We hope Chris’ story is inspirational and we wish him all the luck with a UTMB finish one day soon!
Raymonde Woodman completed the 2020 virtual London Marathon, following the cancellation of the mass start event, in a fantastic time of 4:59:36. This result placing him 88th in his category, not bad for his first marathon, even if he had to replace the roads of London for Litton Cheney!
In Ray’s own unique words:
“2020 (so far) Covid, rheumatoid arthritis, races postponed, Bridport Runners not being able to run together, Aldershot failing to gain promotion again, impending old age!
Race day: Drizzle, wind leaden skies, Ben, Adam, Sam, Tim (my support crew on a bike), screaming hamstrings ,heavy rain, brilliant support, amazing app cheering as every mile is reached.

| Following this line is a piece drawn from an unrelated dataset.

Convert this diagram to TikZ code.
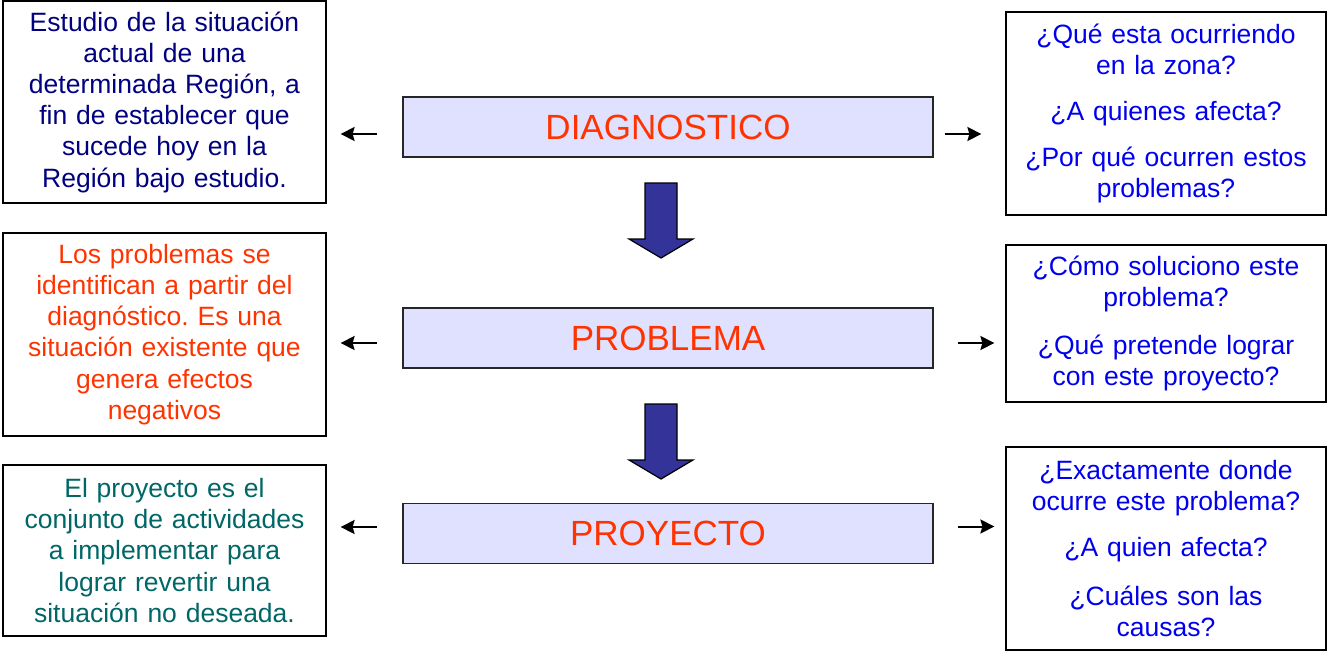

Half way, swop Sam for Clive, good pace, more rain, 15 miles (don’t even dare to subtract that from 26), focus two miles at a time, Litton Cheney again, Barbara, bananas, Jess, more support, no going back, foot pain, wow could get under 5 hours, Burton Bradstock again, two miles short, Long Bredy road take 3 (hardest part, so near now!) Finally finish, sub 5 hours.
Elation, Pride, Touched by amazing support. My first marathon, only taken 68 years! Back of the net!!!
Bridport Runners and supporters I humbly thankyou for helping me achieve this from the bottom and top of my hamstrings!!”
Well done Ray, you earnt that one and it was a pleasure for us to be part of it!